Lonely, Nostalgia

Cappuccinos are Racist

I take the LIRR once a week in order to make myself to out to long island to tutor a 36-year-old conspiracy theorist, veteran, with marital problems in precalculus. During these trips I bring a writing book to keep me company. This is what that attempt at masking my loneliness has produced:

Three seats in front of me sits a boy and a handheld game. He needs the full experience of his game; entering tunnel sounds, jumping for coin sounds, complaining to his mom about how the game cheats sounds and all.

I sit, staring out my window, with only the faint sounds of my pen scratching against paper to comfort my desire to be productive.

It is a dreary November day – we’re past the point where the changing leaves make the outside world into a constant rainbow of foliage, yet before the point where cloudy white pillows of snow will blanket the ground. The sun has no desire to see our monotonously grey landscape and has allowed  the clouds to blindfold its view.

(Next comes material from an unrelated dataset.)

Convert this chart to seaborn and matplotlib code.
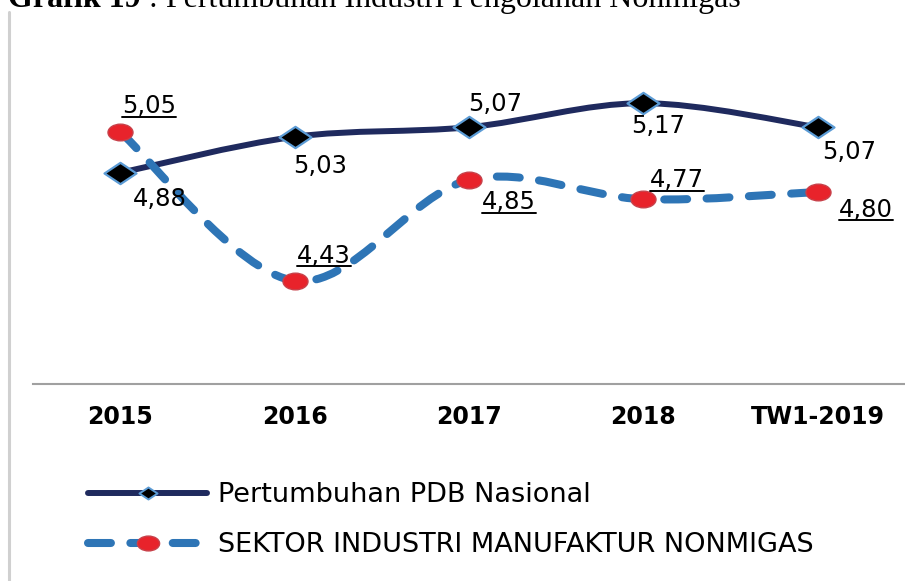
import numpy as np
import matplotlib
matplotlib.use("Agg")
import matplotlib.pyplot as plt
from matplotlib.path import Path
from matplotlib.patches import PathPatch
from matplotlib.lines import Line2D
from matplotlib.transforms import Affine2D
import seaborn as sns

# --- Data ---
categories = ["2015", "2016", "2017", "2018", "TW1-2019"]
pdb_nasional = [4.88, 5.03, 5.07, 5.17, 5.07]
industri_nonmigas = [5.05, 4.43, 4.85, 4.77, 4.80]
label_pdb = "Pertumbuhan PDB Nasional"
label_industri = "SEKTOR INDUSTRI MANUFAKTUR NONMIGAS"
title_bold = "Grafik 19"
title_rest = " : Pertumbuhan Industri Pengolahan Nonmigas"

# where each value label sits relative to its point, pixels (right, down)
off_pdb = [(40, 26), (26, 29), (26, -23), (15, 23), (31, 25)]
off_ind = [(29, -26), (29, -25), (40, 22), (34, -19), (48, 18)]

NAVY = "#1F2A5E"
BLUE = "#2E75B6"
LIGHT_BLUE = "#5B9BD5"
RED = "#E8232B"

W, H = 905, 581


def smooth_path(xs, ys):
    """Catmull-Rom style bezier through the points (like Excel smoothed lines)."""
    pts = np.column_stack([xs, ys]).astype(float)
    n = len(pts)
    verts = [pts[0]]
    codes = [Path.MOVETO]
    for i in range(n - 1):
        p0 = pts[max(i - 1, 0)]
        p1 = pts[i]
        p2 = pts[i + 1]
        p3 = pts[min(i + 2, n - 1)]
        verts += [p1 + (p2 - p0) / 6, p2 - (p3 - p1) / 6, p2]
        codes += [Path.CURVE4] * 3
    return Path(verts, codes)


# stretched marker shapes
diamond = Path([(-1.5, 0), (0, 1), (1.5, 0), (0, -1), (-1.5, 0)],
               [Path.MOVETO, Path.LINETO, Path.LINETO, Path.LINETO, Path.CLOSEPOLY])
ellipse = Path.unit_circle().transformed(Affine2D().scale(1.5, 1.0))

sns.set_theme(style="white")
plt.rcParams["font.family"] = ["DejaVu Sans"]
plt.rcParams["text.color"] = "black"
plt.rcParams["lines.scale_dashes"] = False

fig = plt.figure(figsize=(W / 100, H / 100), dpi=100)
ax = fig.add_axes([33 / W, (H - 384) / H, 872 / W, 336 / H])

x_pos = np.arange(len(categories))

# smoothed lines
ax.add_patch(PathPatch(smooth_path(x_pos, pdb_nasional), fill=False,
                       edgecolor=NAVY, lw=4.3, capstyle="round",
                       joinstyle="round", zorder=2))
ax.add_patch(PathPatch(smooth_path(x_pos, industri_nonmigas), fill=False,
                       edgecolor=BLUE, lw=5.8, linestyle=(0, (16.5, 14.0)),
                       capstyle="round", joinstyle="round", zorder=4))

# markers
sns.lineplot(x=x_pos, y=pdb_nasional, ax=ax, linestyle="", marker=diamond,
             markersize=23, markerfacecolor="black", markeredgecolor=LIGHT_BLUE,
             markeredgewidth=1.6, zorder=3, errorbar=None)
sns.lineplot(x=x_pos, y=industri_nonmigas, ax=ax, linestyle="", marker=ellipse,
             markersize=18, markerfacecolor=RED, markeredgecolor="#C8414A",
             markeredgewidth=1.0, zorder=5, errorbar=None)

# value labels
ann_ind = []
for i, v in enumerate(pdb_nasional):
    dx, dy = off_pdb[i]
    ax.annotate(f"{v:.2f}".replace(".", ","), xy=(x_pos[i], v),
                xytext=(dx * 0.72, -dy * 0.72), textcoords="offset points",
                ha="center", va="center", fontsize=17.5, color="black", zorder=6)
for i, v in enumerate(industri_nonmigas):
    dx, dy = off_ind[i]
    t = ax.annotate(f"{v:.2f}".replace(".", ","), xy=(x_pos[i], v),
                    xytext=(dx * 0.72, -dy * 0.72), textcoords="offset points",
                    ha="center", va="center", fontsize=17.5, color="black", zorder=6)
    ann_ind.append(t)

ax.set_xlim(-0.5, len(categories) - 0.5)
ax.set_ylim(4.0, 5.4)
ax.set_yticks([])
ax.set_xticks(x_pos, categories)
ax.tick_params(axis="x", length=0, pad=15, labelsize=17, labelcolor="black")
for lab in ax.get_xticklabels():
    lab.set_fontweight("bold")
for s in ["top", "right", "left"]:
    ax.spines[s].set_visible(False)
ax.spines["bottom"].set_color("#A0A0A0")
ax.spines["bottom"].set_linewidth(1.5)
ax.set_xlabel("")
ax.set_ylabel("")

# legend
h1 = Line2D([], [], color=NAVY, lw=4.3, solid_capstyle="round", marker=diamond,
            markersize=13, markerfacecolor="black", markeredgecolor=LIGHT_BLUE,
            markeredgewidth=1.4)
h2 = Line2D([], [], color=BLUE, lw=5.8, linestyle=(0, (16.5, 14.0)),
            dash_capstyle="round", marker=ellipse, markersize=16,
            markerfacecolor=RED, markeredgecolor="#C8414A", markeredgewidth=1.0)
leg = fig.legend([h1, h2], [label_pdb, label_industri], loc="upper left",
                 bbox_to_anchor=(88 / W, 1 - 482 / H), frameon=False,
                 prop={"size": 19.5}, handlelength=4.4, handletextpad=0.41,
                 labelspacing=0.9, borderpad=0, borderaxespad=0, numpoints=1)
for txt in leg.get_texts():
    txt.set_color("black")

# page frame line at the left
fig.add_artist(Line2D([9 / W, 9 / W], [0, 1 - 12 / H], transform=fig.transFigure,
                      color="#D0D0D0", lw=2.2))

# cut-off caption at the very top, as in the scanned page
t1 = fig.text(8 / W, 1 - 7 / H, title_bold, fontfamily="Liberation Serif",
              fontweight="bold", fontsize=23, va="baseline", color="black")
fig.canvas.draw()
bb = t1.get_window_extent()
fig.text(bb.x1 / W, 1 - 7 / H, title_rest, fontfamily="Liberation Serif",
         fontsize=23, va="baseline", color="black")

# underline the industry labels
inv = fig.transFigure.inverted()
for t in ann_ind:
    bb = t.get_window_extent()
    (x0, y0), (x1, _) = inv.transform([(bb.x0, bb.y0 + 1.5), (bb.x1, bb.y0 + 1.5)])
    fig.add_artist(Line2D([x0, x1], [y0, y0], transform=fig.transFigure,
                          color="black", lw=1.4))

fig.savefig("out.png", dpi=100)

The kid is now crying because he let his mother play and she lost his final life. She is laughing. I am crying on the inside because my paycheck is a week late, meaning I have to continue to try to survive on the $1.78 left in my bank account (a fact more difficult to swallow knowing that I need $6.50 to buy a ticket back from Long Island). I am laughing on the outside because my life is relatively simple and I’m worried about the lack of beauty in the landscape I pass by.

 

There was a Hawaiian-shirted man driving his convertible jaguar with a toy dog yapping out his side window and a pipe in his mouth. That is an eclectic group of things that I don’t like together. THere was a man with bling draped around his neck as he read War and Peace in a playground. That is an eclectic group of things I do like together.

 

I’m on the LIRR and a high school class is coming back from a field trip. The entire class is Black. Both teachers are White. It reminds of my work at a café where we have sing-alongs for the local children three mornings a week. African-American nannies crowd the café with their white child obligations getting sung to by some hipster guitarist. They sang “Wheels on the Bus” yesterday. At one point in the song the sort of bearded ma with the guitar sings: “The bus driver says: ‘Go to the back of the bus, go to the back of the bus!'” I felt uncomfortable making any lattes and then comforted myself by considering the mixing of dark brown espresso and white milk a metaphor for how society should function. Sure there is less espresso, but even if there is an overwhelming amount of milk, the overall color reflects both pieces equally.